> _SHORT EXERCISE_
Reproduce the records below in their entirety, character for character.

> _RECORDS TO USE_
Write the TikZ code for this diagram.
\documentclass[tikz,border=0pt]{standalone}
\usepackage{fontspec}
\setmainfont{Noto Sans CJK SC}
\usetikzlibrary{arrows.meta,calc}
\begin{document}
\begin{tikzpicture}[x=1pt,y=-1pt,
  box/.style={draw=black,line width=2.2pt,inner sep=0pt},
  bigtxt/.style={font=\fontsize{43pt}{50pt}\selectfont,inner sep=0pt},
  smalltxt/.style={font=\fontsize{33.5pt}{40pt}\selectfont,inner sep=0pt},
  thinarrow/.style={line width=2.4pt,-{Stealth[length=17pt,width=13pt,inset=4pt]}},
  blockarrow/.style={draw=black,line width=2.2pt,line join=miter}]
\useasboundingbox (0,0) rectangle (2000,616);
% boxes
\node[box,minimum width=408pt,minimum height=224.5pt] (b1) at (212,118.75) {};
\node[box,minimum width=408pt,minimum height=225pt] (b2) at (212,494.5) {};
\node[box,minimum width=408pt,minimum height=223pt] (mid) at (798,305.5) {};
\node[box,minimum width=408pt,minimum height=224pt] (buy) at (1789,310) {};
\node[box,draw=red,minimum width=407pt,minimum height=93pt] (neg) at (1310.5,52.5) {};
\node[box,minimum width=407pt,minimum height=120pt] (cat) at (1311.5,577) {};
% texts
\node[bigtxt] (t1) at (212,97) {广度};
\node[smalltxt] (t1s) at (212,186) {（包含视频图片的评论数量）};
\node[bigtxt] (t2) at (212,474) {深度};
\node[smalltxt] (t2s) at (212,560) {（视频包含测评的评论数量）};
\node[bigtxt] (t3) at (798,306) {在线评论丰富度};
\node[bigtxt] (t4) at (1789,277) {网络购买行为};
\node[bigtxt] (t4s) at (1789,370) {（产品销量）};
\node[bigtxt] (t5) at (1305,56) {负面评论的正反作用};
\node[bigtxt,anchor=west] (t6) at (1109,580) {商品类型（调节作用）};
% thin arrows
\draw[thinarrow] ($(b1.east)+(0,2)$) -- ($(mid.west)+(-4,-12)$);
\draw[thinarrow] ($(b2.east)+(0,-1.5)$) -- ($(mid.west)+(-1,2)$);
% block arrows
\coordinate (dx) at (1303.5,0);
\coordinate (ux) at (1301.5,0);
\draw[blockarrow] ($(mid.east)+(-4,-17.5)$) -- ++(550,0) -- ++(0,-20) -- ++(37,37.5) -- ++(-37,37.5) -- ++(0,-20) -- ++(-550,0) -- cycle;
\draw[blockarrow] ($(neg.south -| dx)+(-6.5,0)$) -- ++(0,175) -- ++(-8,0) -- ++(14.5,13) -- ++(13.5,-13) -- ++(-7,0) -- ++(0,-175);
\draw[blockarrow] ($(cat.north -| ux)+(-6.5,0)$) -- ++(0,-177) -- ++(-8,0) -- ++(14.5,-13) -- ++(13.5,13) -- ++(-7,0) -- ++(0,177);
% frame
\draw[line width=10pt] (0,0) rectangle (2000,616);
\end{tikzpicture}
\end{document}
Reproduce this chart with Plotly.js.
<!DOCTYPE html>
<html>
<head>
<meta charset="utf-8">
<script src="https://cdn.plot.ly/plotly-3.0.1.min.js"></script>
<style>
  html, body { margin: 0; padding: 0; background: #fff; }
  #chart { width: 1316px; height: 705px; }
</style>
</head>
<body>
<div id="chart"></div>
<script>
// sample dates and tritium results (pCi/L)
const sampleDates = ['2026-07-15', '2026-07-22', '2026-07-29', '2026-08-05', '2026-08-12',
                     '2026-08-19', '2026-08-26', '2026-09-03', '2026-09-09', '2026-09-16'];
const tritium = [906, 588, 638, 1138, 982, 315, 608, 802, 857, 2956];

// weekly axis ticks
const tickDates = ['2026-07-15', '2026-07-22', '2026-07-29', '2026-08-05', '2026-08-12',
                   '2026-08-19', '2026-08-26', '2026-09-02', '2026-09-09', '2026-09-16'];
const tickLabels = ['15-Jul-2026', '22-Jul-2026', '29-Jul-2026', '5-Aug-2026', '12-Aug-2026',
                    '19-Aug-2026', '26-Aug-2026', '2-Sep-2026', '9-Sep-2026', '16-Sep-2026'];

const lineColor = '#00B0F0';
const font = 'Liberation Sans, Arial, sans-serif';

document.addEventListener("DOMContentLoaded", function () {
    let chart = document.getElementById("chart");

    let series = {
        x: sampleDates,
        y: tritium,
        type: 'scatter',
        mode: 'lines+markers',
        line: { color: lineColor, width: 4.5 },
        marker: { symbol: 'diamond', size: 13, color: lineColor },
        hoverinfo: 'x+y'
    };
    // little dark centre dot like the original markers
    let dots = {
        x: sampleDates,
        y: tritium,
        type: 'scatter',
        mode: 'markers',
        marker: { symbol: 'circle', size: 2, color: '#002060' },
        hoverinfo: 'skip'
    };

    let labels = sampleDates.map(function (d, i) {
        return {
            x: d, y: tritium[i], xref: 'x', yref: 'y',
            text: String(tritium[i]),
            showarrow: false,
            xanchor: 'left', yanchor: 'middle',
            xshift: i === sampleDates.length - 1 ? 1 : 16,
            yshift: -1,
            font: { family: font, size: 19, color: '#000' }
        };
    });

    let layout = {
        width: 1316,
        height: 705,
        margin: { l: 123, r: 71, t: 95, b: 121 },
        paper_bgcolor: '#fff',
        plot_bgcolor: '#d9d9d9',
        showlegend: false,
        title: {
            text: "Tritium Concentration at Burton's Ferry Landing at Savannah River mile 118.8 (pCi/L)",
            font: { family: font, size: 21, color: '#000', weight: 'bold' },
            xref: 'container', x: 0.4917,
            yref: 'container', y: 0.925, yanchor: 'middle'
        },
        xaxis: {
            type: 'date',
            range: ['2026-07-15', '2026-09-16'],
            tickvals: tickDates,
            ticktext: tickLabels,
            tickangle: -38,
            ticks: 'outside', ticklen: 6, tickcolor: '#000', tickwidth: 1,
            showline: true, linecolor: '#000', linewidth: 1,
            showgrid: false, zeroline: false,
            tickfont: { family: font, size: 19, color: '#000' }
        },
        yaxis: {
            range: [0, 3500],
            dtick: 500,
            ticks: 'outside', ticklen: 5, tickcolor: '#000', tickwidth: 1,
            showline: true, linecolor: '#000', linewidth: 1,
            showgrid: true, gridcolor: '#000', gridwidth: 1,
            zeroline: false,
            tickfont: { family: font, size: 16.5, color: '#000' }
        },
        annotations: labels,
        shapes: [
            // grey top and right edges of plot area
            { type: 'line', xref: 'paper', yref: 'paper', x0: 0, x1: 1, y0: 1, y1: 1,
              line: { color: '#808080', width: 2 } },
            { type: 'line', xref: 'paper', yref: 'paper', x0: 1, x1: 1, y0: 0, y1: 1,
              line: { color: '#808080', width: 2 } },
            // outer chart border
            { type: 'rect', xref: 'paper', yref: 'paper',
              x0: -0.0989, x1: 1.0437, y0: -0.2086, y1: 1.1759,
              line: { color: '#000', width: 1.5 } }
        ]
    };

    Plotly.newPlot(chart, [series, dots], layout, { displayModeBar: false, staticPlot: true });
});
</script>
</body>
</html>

> _WRITTEN SOLUTION_
Write the TikZ code for this diagram.
\documentclass[tikz,border=0pt]{standalone}
\usepackage{fontspec}
\setmainfont{Noto Sans CJK SC}
\usetikzlibrary{arrows.meta,calc}
\begin{document}
\begin{tikzpicture}[x=1pt,y=-1pt,
  box/.style={draw=black,line width=2.2pt,inner sep=0pt},
  bigtxt/.style={font=\fontsize{43pt}{50pt}\selectfont,inner sep=0pt},
  smalltxt/.style={font=\fontsize{33.5pt}{40pt}\selectfont,inner sep=0pt},
  thinarrow/.style={line width=2.4pt,-{Stealth[length=17pt,width=13pt,inset=4pt]}},
  blockarrow/.style={draw=black,line width=2.2pt,line join=miter}]
\useasboundingbox (0,0) rectangle (2000,616);
% boxes
\node[box,minimum width=408pt,minimum height=224.5pt] (b1) at (212,118.75) {};
\node[box,minimum width=408pt,minimum height=225pt] (b2) at (212,494.5) {};
\node[box,minimum width=408pt,minimum height=223pt] (mid) at (798,305.5) {};
\node[box,minimum width=408pt,minimum height=224pt] (buy) at (1789,310) {};
\node[box,draw=red,minimum width=407pt,minimum height=93pt] (neg) at (1310.5,52.5) {};
\node[box,minimum width=407pt,minimum height=120pt] (cat) at (1311.5,577) {};
% texts
\node[bigtxt] (t1) at (212,97) {广度};
\node[smalltxt] (t1s) at (212,186) {（包含视频图片的评论数量）};
\node[bigtxt] (t2) at (212,474) {深度};
\node[smalltxt] (t2s) at (212,560) {（视频包含测评的评论数量）};
\node[bigtxt] (t3) at (798,306) {在线评论丰富度};
\node[bigtxt] (t4) at (1789,277) {网络购买行为};
\node[bigtxt] (t4s) at (1789,370) {（产品销量）};
\node[bigtxt] (t5) at (1305,56) {负面评论的正反作用};
\node[bigtxt,anchor=west] (t6) at (1109,580) {商品类型（调节作用）};
% thin arrows
\draw[thinarrow] ($(b1.east)+(0,2)$) -- ($(mid.west)+(-4,-12)$);
\draw[thinarrow] ($(b2.east)+(0,-1.5)$) -- ($(mid.west)+(-1,2)$);
% block arrows
\coordinate (dx) at (1303.5,0);
\coordinate (ux) at (1301.5,0);
\draw[blockarrow] ($(mid.east)+(-4,-17.5)$) -- ++(550,0) -- ++(0,-20) -- ++(37,37.5) -- ++(-37,37.5) -- ++(0,-20) -- ++(-550,0) -- cycle;
\draw[blockarrow] ($(neg.south -| dx)+(-6.5,0)$) -- ++(0,175) -- ++(-8,0) -- ++(14.5,13) -- ++(13.5,-13) -- ++(-7,0) -- ++(0,-175);
\draw[blockarrow] ($(cat.north -| ux)+(-6.5,0)$) -- ++(0,-177) -- ++(-8,0) -- ++(14.5,-13) -- ++(13.5,13) -- ++(-7,0) -- ++(0,177);
% frame
\draw[line width=10pt] (0,0) rectangle (2000,616);
\end{tikzpicture}
\end{document}
Reproduce this chart with Plotly.js.
<!DOCTYPE html>
<html>
<head>
<meta charset="utf-8">
<script src="https://cdn.plot.ly/plotly-3.0.1.min.js"></script>
<style>
  html, body { margin: 0; padding: 0; background: #fff; }
  #chart { width: 1316px; height: 705px; }
</style>
</head>
<body>
<div id="chart"></div>
<script>
// sample dates and tritium results (pCi/L)
const sampleDates = ['2026-07-15', '2026-07-22', '2026-07-29', '2026-08-05', '2026-08-12',
                     '2026-08-19', '2026-08-26', '2026-09-03', '2026-09-09', '2026-09-16'];
const tritium = [906, 588, 638, 1138, 982, 315, 608, 802, 857, 2956];

// weekly axis ticks
const tickDates = ['2026-07-15', '2026-07-22', '2026-07-29', '2026-08-05', '2026-08-12',
                   '2026-08-19', '2026-08-26', '2026-09-02', '2026-09-09', '2026-09-16'];
const tickLabels = ['15-Jul-2026', '22-Jul-2026', '29-Jul-2026', '5-Aug-2026', '12-Aug-2026',
                    '19-Aug-2026', '26-Aug-2026', '2-Sep-2026', '9-Sep-2026', '16-Sep-2026'];

const lineColor = '#00B0F0';
const font = 'Liberation Sans, Arial, sans-serif';

document.addEventListener("DOMContentLoaded", function () {
    let chart = document.getElementById("chart");

    let series = {
        x: sampleDates,
        y: tritium,
        type: 'scatter',
        mode: 'lines+markers',
        line: { color: lineColor, width: 4.5 },
        marker: { symbol: 'diamond', size: 13, color: lineColor },
        hoverinfo: 'x+y'
    };
    // little dark centre dot like the original markers
    let dots = {
        x: sampleDates,
        y: tritium,
        type: 'scatter',
        mode: 'markers',
        marker: { symbol: 'circle', size: 2, color: '#002060' },
        hoverinfo: 'skip'
    };

    let labels = sampleDates.map(function (d, i) {
        return {
            x: d, y: tritium[i], xref: 'x', yref: 'y',
            text: String(tritium[i]),
            showarrow: false,
            xanchor: 'left', yanchor: 'middle',
            xshift: i === sampleDates.length - 1 ? 1 : 16,
            yshift: -1,
            font: { family: font, size: 19, color: '#000' }
        };
    });

    let layout = {
        width: 1316,
        height: 705,
        margin: { l: 123, r: 71, t: 95, b: 121 },
        paper_bgcolor: '#fff',
        plot_bgcolor: '#d9d9d9',
        showlegend: false,
        title: {
            text: "Tritium Concentration at Burton's Ferry Landing at Savannah River mile 118.8 (pCi/L)",
            font: { family: font, size: 21, color: '#000', weight: 'bold' },
            xref: 'container', x: 0.4917,
            yref: 'container', y: 0.925, yanchor: 'middle'
        },
        xaxis: {
            type: 'date',
            range: ['2026-07-15', '2026-09-16'],
            tickvals: tickDates,
            ticktext: tickLabels,
            tickangle: -38,
            ticks: 'outside', ticklen: 6, tickcolor: '#000', tickwidth: 1,
            showline: true, linecolor: '#000', linewidth: 1,
            showgrid: false, zeroline: false,
            tickfont: { family: font, size: 19, color: '#000' }
        },
        yaxis: {
            range: [0, 3500],
            dtick: 500,
            ticks: 'outside', ticklen: 5, tickcolor: '#000', tickwidth: 1,
            showline: true, linecolor: '#000', linewidth: 1,
            showgrid: true, gridcolor: '#000', gridwidth: 1,
            zeroline: false,
            tickfont: { family: font, size: 16.5, color: '#000' }
        },
        annotations: labels,
        shapes: [
            // grey top and right edges of plot area
            { type: 'line', xref: 'paper', yref: 'paper', x0: 0, x1: 1, y0: 1, y1: 1,
              line: { color: '#808080', width: 2 } },
            { type: 'line', xref: 'paper', yref: 'paper', x0: 1, x1: 1, y0: 0, y1: 1,
              line: { color: '#808080', width: 2 } },
            // outer chart border
            { type: 'rect', xref: 'paper', yref: 'paper',
              x0: -0.0989, x1: 1.0437, y0: -0.2086, y1: 1.1759,
              line: { color: '#000', width: 1.5 } }
        ]
    };

    Plotly.newPlot(chart, [series, dots], layout, { displayModeBar: false, staticPlot: true });
});
</script>
</body>
</html>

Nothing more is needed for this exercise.